Task description:
In the material below, identify each line bearing the word "this". Reproduce those lines.

Records for the task:
◇ ◇ ◇
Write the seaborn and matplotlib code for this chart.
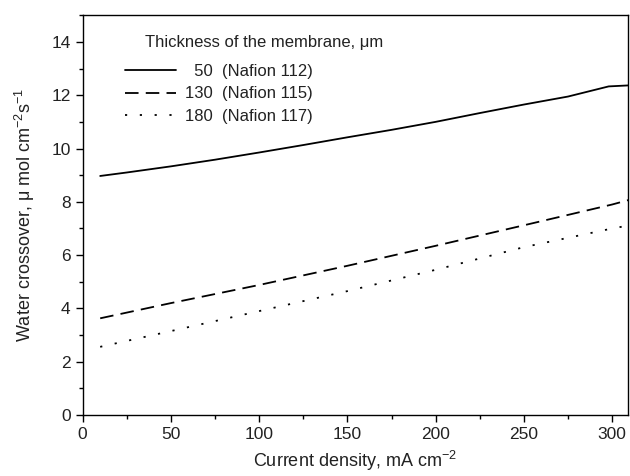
◇ ◇ ◇
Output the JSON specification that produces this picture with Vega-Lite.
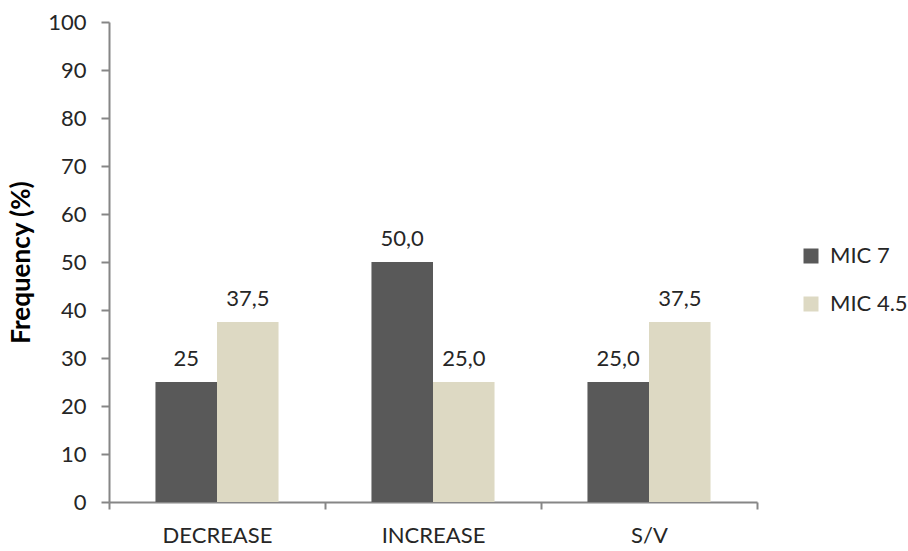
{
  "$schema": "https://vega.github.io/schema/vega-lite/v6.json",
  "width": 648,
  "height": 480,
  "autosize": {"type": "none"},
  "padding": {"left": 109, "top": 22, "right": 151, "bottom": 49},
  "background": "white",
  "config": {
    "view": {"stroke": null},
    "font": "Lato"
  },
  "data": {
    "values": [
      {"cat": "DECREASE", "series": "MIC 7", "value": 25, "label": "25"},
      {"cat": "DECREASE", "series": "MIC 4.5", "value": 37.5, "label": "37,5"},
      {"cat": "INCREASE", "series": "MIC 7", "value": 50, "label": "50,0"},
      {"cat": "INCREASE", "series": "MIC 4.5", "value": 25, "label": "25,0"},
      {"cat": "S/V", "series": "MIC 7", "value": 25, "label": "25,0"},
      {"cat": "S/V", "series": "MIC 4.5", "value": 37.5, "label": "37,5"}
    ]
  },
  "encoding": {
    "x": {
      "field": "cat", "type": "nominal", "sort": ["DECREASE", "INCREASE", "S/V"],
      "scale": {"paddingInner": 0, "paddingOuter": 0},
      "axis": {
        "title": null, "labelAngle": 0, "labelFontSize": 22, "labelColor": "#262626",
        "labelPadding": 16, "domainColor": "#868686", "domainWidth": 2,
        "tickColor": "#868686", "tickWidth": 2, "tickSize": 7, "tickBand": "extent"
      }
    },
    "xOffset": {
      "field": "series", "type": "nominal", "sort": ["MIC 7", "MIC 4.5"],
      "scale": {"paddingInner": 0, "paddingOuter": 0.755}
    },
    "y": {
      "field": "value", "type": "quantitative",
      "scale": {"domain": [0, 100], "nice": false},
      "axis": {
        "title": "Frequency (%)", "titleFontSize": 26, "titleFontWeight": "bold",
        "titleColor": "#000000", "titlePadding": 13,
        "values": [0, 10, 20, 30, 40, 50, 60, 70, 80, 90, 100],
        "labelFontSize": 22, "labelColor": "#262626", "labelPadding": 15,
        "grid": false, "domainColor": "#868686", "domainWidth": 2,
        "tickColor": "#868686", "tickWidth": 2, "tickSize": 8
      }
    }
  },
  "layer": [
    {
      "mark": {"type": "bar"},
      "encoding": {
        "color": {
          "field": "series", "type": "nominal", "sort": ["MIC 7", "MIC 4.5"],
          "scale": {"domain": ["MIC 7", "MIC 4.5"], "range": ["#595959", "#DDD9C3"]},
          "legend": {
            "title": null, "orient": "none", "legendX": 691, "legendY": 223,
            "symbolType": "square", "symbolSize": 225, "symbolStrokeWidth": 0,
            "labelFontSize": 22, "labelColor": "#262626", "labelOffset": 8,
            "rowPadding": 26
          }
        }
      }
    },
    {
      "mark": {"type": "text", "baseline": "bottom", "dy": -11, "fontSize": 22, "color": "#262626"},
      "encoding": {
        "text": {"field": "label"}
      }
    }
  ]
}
◇ ◇ ◇
Exercise response:
Write the seaborn and matplotlib code for this chart.
Output the JSON specification that produces this picture with Vega-Lite.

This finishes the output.